> [EXERCISE AIM]: Skip all pictures. Write out the data below from its first line through the line that contains "from matplotlib.patches import Rectangle".

** start INFORMATION SHOWN **

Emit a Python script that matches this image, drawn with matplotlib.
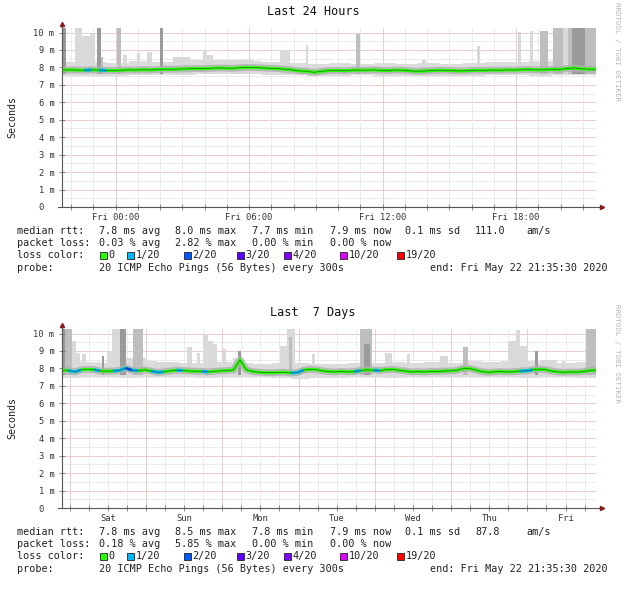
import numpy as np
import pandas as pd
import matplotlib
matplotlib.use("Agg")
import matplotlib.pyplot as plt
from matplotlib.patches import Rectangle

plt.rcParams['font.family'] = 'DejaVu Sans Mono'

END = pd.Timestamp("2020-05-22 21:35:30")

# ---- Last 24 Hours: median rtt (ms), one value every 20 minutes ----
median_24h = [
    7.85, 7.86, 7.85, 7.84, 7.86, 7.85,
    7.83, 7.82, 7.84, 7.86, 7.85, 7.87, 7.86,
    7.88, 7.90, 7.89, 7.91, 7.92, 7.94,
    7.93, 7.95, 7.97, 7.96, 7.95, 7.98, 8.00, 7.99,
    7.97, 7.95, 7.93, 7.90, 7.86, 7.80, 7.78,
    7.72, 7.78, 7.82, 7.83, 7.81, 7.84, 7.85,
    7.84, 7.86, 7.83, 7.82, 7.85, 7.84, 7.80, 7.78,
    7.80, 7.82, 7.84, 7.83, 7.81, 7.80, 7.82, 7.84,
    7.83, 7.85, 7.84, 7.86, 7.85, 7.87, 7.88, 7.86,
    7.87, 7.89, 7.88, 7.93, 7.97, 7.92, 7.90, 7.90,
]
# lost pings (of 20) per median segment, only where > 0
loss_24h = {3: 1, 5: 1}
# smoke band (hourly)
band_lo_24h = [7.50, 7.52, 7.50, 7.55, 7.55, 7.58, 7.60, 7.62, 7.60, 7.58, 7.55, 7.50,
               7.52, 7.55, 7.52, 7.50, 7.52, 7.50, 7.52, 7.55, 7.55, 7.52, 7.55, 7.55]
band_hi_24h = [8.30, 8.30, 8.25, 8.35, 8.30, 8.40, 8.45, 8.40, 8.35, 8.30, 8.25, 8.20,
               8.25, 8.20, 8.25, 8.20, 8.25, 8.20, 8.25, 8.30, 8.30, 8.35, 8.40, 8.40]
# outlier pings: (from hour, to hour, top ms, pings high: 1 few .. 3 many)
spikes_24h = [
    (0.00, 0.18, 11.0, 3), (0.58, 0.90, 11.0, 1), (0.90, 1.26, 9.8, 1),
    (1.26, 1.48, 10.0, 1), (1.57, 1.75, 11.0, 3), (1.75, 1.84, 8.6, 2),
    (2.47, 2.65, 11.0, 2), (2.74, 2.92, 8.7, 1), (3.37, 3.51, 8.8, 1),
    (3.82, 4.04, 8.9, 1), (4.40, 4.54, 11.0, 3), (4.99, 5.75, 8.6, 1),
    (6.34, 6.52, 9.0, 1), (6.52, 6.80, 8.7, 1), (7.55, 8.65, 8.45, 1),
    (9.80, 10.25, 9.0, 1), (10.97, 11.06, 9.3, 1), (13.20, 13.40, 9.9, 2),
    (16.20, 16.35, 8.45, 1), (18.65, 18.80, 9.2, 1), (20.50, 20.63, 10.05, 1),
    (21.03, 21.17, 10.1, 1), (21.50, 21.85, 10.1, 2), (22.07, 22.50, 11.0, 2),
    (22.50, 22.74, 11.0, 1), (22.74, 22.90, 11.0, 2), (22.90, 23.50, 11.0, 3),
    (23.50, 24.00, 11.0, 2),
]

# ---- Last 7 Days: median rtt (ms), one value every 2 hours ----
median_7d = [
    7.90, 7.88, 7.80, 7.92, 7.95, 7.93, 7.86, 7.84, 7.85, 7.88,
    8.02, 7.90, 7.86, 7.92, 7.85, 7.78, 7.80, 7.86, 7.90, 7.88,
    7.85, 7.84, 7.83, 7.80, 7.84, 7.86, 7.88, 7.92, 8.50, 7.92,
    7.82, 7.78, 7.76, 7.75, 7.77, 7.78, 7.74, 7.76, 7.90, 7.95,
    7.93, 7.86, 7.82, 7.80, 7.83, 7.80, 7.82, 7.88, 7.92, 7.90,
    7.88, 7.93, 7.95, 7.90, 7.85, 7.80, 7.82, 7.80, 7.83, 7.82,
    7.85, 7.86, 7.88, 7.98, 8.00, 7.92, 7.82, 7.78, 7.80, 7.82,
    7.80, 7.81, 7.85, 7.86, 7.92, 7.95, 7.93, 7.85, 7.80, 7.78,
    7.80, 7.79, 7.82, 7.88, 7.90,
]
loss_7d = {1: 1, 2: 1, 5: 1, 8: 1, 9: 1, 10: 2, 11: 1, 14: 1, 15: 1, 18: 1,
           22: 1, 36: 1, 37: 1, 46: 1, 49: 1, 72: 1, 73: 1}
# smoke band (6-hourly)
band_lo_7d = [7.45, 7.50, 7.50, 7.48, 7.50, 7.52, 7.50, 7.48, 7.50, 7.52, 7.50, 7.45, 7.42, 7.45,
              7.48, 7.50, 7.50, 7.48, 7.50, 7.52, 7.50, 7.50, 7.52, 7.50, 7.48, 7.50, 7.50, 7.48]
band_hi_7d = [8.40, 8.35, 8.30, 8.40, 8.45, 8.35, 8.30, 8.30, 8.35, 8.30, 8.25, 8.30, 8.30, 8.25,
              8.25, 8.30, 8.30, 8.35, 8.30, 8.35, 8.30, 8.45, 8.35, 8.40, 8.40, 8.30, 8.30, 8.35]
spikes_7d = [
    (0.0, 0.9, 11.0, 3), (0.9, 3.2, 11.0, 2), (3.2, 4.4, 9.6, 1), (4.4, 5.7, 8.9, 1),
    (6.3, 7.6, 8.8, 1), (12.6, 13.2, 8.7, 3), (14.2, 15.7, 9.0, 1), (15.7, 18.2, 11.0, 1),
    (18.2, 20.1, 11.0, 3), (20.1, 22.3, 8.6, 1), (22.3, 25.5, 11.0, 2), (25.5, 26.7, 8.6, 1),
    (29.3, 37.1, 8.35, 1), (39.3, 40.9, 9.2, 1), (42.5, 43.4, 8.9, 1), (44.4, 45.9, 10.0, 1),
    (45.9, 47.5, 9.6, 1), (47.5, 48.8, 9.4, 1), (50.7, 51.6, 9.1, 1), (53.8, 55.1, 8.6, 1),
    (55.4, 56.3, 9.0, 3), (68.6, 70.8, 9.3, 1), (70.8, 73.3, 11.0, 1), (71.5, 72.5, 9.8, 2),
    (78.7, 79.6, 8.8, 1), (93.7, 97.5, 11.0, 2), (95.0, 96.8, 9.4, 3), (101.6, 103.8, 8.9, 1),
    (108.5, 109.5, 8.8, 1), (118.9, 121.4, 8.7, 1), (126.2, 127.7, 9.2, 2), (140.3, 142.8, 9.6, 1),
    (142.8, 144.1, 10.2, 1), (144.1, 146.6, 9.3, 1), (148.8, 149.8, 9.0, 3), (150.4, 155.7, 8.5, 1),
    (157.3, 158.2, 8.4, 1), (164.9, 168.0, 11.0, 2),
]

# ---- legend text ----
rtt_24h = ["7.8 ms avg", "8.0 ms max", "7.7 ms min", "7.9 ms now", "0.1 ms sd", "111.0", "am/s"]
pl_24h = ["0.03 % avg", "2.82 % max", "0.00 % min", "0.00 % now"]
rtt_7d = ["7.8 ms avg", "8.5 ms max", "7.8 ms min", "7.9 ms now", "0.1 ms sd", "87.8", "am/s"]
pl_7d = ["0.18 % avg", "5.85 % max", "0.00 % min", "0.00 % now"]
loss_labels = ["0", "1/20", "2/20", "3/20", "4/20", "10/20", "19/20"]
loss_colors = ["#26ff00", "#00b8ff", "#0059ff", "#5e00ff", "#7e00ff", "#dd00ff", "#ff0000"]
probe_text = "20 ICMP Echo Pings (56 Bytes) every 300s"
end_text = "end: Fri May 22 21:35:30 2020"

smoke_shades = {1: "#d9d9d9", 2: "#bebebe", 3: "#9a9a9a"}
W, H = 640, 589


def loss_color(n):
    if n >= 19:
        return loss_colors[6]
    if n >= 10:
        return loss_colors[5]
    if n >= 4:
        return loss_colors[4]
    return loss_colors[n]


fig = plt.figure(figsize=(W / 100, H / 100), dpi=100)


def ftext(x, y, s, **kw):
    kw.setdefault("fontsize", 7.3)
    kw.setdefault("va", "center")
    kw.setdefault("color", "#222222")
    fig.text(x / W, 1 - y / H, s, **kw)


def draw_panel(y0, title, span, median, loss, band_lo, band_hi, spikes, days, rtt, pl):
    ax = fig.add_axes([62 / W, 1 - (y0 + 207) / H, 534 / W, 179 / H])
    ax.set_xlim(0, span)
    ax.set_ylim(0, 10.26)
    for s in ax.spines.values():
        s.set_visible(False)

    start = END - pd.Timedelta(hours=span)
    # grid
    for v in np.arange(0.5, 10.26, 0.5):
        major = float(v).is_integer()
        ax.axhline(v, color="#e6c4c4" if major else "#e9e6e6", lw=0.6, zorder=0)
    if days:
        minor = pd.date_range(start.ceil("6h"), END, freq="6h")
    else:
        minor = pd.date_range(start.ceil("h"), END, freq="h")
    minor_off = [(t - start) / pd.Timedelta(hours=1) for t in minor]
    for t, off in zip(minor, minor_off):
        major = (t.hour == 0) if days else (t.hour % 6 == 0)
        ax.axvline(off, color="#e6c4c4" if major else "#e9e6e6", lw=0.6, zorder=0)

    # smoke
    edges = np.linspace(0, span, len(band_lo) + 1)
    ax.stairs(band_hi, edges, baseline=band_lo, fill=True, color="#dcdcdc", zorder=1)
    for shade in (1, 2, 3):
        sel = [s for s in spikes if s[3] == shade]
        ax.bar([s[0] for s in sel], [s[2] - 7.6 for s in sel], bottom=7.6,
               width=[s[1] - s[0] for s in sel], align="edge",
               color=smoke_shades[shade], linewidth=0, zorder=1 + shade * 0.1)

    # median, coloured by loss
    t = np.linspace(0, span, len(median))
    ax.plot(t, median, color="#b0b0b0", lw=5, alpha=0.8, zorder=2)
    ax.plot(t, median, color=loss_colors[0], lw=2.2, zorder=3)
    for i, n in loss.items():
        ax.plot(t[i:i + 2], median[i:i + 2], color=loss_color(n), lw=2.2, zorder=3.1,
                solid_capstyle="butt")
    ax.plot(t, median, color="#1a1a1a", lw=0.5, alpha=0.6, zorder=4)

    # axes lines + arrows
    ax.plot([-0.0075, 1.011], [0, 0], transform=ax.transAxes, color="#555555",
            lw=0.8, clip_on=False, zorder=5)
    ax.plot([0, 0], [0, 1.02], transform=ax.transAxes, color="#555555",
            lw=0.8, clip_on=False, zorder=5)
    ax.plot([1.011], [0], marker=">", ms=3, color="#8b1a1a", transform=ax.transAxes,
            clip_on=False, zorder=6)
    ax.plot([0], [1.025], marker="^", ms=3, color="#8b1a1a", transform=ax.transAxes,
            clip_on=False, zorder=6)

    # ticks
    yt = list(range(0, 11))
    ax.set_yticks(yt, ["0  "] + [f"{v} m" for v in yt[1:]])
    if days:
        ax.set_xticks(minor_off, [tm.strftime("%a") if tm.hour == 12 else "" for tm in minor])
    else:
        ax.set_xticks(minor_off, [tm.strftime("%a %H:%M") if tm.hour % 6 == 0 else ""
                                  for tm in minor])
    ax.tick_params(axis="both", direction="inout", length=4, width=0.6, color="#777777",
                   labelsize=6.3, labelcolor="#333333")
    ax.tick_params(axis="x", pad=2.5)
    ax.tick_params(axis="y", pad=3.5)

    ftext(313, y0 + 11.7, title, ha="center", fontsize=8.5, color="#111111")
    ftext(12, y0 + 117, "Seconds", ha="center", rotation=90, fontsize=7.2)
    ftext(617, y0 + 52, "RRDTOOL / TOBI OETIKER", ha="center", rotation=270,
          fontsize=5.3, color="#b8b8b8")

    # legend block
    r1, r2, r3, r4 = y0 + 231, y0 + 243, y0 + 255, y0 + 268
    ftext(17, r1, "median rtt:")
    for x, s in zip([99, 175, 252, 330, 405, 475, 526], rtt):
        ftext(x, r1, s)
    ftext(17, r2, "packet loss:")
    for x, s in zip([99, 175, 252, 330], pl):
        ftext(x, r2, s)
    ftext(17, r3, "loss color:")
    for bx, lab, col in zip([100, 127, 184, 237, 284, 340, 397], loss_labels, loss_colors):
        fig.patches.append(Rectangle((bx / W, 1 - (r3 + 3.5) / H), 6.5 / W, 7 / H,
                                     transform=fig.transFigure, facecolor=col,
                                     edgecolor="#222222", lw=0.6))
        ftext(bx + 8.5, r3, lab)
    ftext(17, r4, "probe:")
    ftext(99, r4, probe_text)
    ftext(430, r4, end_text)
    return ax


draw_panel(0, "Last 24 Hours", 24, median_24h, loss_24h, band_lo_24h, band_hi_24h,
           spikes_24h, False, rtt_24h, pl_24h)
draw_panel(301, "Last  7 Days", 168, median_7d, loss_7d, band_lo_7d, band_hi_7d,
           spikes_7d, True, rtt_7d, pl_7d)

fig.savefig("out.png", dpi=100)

** end INFORMATION SHOWN **

> [WRITTEN ANSWER]:
Emit a Python script that matches this image, drawn with matplotlib.
import numpy as np
import pandas as pd
import matplotlib
matplotlib.use("Agg")
import matplotlib.pyplot as plt
from matplotlib.patches import Rectangle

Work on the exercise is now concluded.